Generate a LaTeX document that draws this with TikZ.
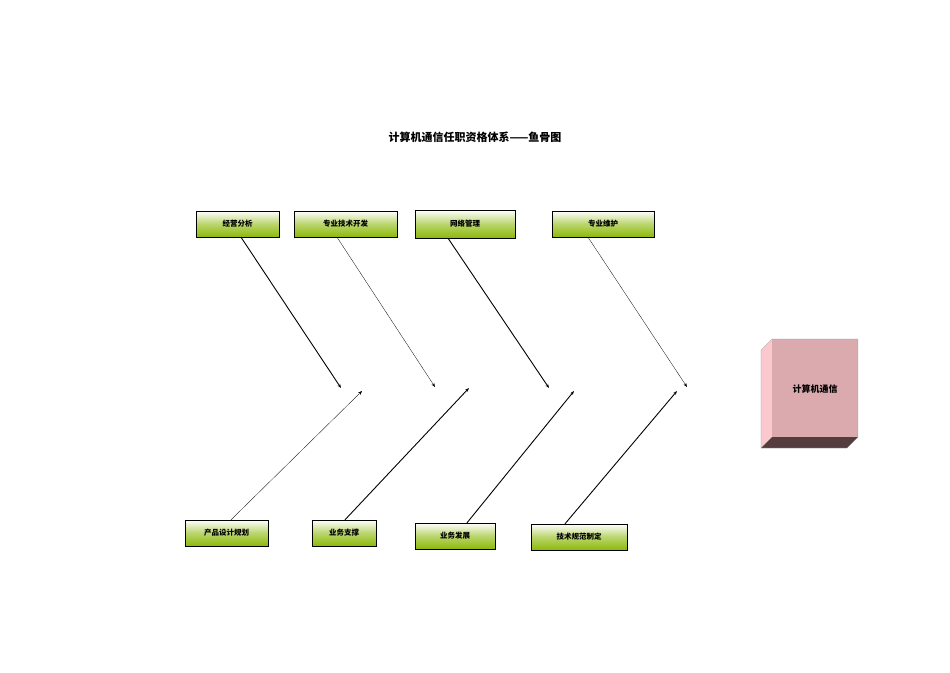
\documentclass[tikz,border=0pt]{standalone}
\usepackage{fontspec}
\setmainfont{Noto Sans CJK SC}
\usetikzlibrary{arrows.meta}
\definecolor{boneGreen}{RGB}{140,185,10}
\definecolor{cubeFace}{RGB}{218,170,175}
\definecolor{cubeSide}{RGB}{250,200,205}
\definecolor{cubeBase}{RGB}{85,60,62}
\tikzset{
  bone/.style={draw=black, thin, top color=white, bottom color=boneGreen,
    middle color=white!40!boneGreen, inner sep=0pt, font=\fontsize{7.5}{8}\selectfont\bfseries},
  thinArrow/.style={-{Stealth[length=4pt,width=3pt]}, line width=0.3pt},
  thickArrow/.style={-{Stealth[length=4pt,width=3pt]}, line width=0.9pt}
}
\begin{document}
\begin{tikzpicture}[x=1pt,y=-1pt]
\useasboundingbox (0,0) rectangle (950,672);
\node[font=\fontsize{11}{12}\selectfont\bfseries] (title) at (475,137) {计算机通信任职资格体系——鱼骨图};
% upper causes
\node[bone, minimum width=83pt, minimum height=26pt] (jyfx) at (237.5,224) {经营分析};
\node[bone, minimum width=103pt, minimum height=26pt] (zyjs) at (345.5,224) {专业技术开发};
\node[bone, minimum width=100pt, minimum height=28pt] (wlgl) at (465,224) {网络管理};
\node[bone, minimum width=102pt, minimum height=26pt] (zywh) at (603,224) {专业维护};
% lower causes
\node[bone, minimum width=83pt, minimum height=26pt] (cpsj) at (226.5,533) {产品设计规划};
\node[bone, minimum width=64pt, minimum height=26pt] (ywzc) at (344,533) {业务支撑};
\node[bone, minimum width=80pt, minimum height=26pt] (ywfz) at (455,536) {业务发展};
\node[bone, minimum width=96pt, minimum height=26pt] (jsgf) at (579,537) {技术规范制定};
% arrow tips
\coordinate (t1) at (341,388);
\coordinate (t2) at (435,387);
\coordinate (t3) at (549,388);
\coordinate (t4) at (687,387);
\coordinate (b1) at (362,391);
\coordinate (b2) at (469,388);
\coordinate (b3) at (574,391);
\coordinate (b4) at (677,391);
\draw[thickArrow] (jyfx.south -| 241,0) -- (t1);
\draw[thinArrow] (zyjs.south -| 337,0) -- (t2);
\draw[thickArrow] (wlgl.south -| 448,0) -- (t3);
\draw[thinArrow] (zywh.south -| 588,0) -- (t4);
\draw[thinArrow] (cpsj.north -| 231,0) -- (b1);
\draw[thickArrow] (ywzc.north -| 345,0) -- (b2);
\draw[thickArrow] (ywfz.north -| 467,0) -- (b3);
\draw[thickArrow] (jsgf.north -| 565,0) -- (b4);
% head
\fill[cubeSide] (761,350) -- (772,339) -- (772,437) -- (761,448) -- cycle;
\fill[cubeBase] (761,448) -- (772,437) -- (858,437) -- (847,448) -- cycle;
\fill[cubeFace] (772,339) rectangle (858,437);
\draw[black!40, line width=0.3pt] (761,350) -- (772,339) -- (858,339) -- (858,437) -- (847,448) -- (761,448) -- cycle;
\node[font=\fontsize{9}{10}\selectfont\bfseries] (head) at (815,389) {计算机通信};
\end{tikzpicture}
\end{document}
■ ■ ■ ■
Restate the full listing verbatim and drop every picture.

| CORRECT RESULT |
Generate a LaTeX document that draws this with TikZ.
\documentclass[tikz,border=0pt]{standalone}
\usepackage{fontspec}
\setmainfont{Noto Sans CJK SC}
\usetikzlibrary{arrows.meta}
\definecolor{boneGreen}{RGB}{140,185,10}
\definecolor{cubeFace}{RGB}{218,170,175}
\definecolor{cubeSide}{RGB}{250,200,205}
\definecolor{cubeBase}{RGB}{85,60,62}
\tikzset{
  bone/.style={draw=black, thin, top color=white, bottom color=boneGreen,
    middle color=white!40!boneGreen, inner sep=0pt, font=\fontsize{7.5}{8}\selectfont\bfseries},
  thinArrow/.style={-{Stealth[length=4pt,width=3pt]}, line width=0.3pt},
  thickArrow/.style={-{Stealth[length=4pt,width=3pt]}, line width=0.9pt}
}
\begin{document}
\begin{tikzpicture}[x=1pt,y=-1pt]
\useasboundingbox (0,0) rectangle (950,672);
\node[font=\fontsize{11}{12}\selectfont\bfseries] (title) at (475,137) {计算机通信任职资格体系——鱼骨图};
% upper causes
\node[bone, minimum width=83pt, minimum height=26pt] (jyfx) at (237.5,224) {经营分析};
\node[bone, minimum width=103pt, minimum height=26pt] (zyjs) at (345.5,224) {专业技术开发};
\node[bone, minimum width=100pt, minimum height=28pt] (wlgl) at (465,224) {网络管理};
\node[bone, minimum width=102pt, minimum height=26pt] (zywh) at (603,224) {专业维护};
% lower causes
\node[bone, minimum width=83pt, minimum height=26pt] (cpsj) at (226.5,533) {产品设计规划};
\node[bone, minimum width=64pt, minimum height=26pt] (ywzc) at (344,533) {业务支撑};
\node[bone, minimum width=80pt, minimum height=26pt] (ywfz) at (455,536) {业务发展};
\node[bone, minimum width=96pt, minimum height=26pt] (jsgf) at (579,537) {技术规范制定};
% arrow tips
\coordinate (t1) at (341,388);
\coordinate (t2) at (435,387);
\coordinate (t3) at (549,388);
\coordinate (t4) at (687,387);
\coordinate (b1) at (362,391);
\coordinate (b2) at (469,388);
\coordinate (b3) at (574,391);
\coordinate (b4) at (677,391);
\draw[thickArrow] (jyfx.south -| 241,0) -- (t1);
\draw[thinArrow] (zyjs.south -| 337,0) -- (t2);
\draw[thickArrow] (wlgl.south -| 448,0) -- (t3);
\draw[thinArrow] (zywh.south -| 588,0) -- (t4);
\draw[thinArrow] (cpsj.north -| 231,0) -- (b1);
\draw[thickArrow] (ywzc.north -| 345,0) -- (b2);
\draw[thickArrow] (ywfz.north -| 467,0) -- (b3);
\draw[thickArrow] (jsgf.north -| 565,0) -- (b4);
% head
\fill[cubeSide] (761,350) -- (772,339) -- (772,437) -- (761,448) -- cycle;
\fill[cubeBase] (761,448) -- (772,437) -- (858,437) -- (847,448) -- cycle;
\fill[cubeFace] (772,339) rectangle (858,437);
\draw[black!40, line width=0.3pt] (761,350) -- (772,339) -- (858,339) -- (858,437) -- (847,448) -- (761,448) -- cycle;
\node[font=\fontsize{9}{10}\selectfont\bfseries] (head) at (815,389) {计算机通信};
\end{tikzpicture}
\end{document}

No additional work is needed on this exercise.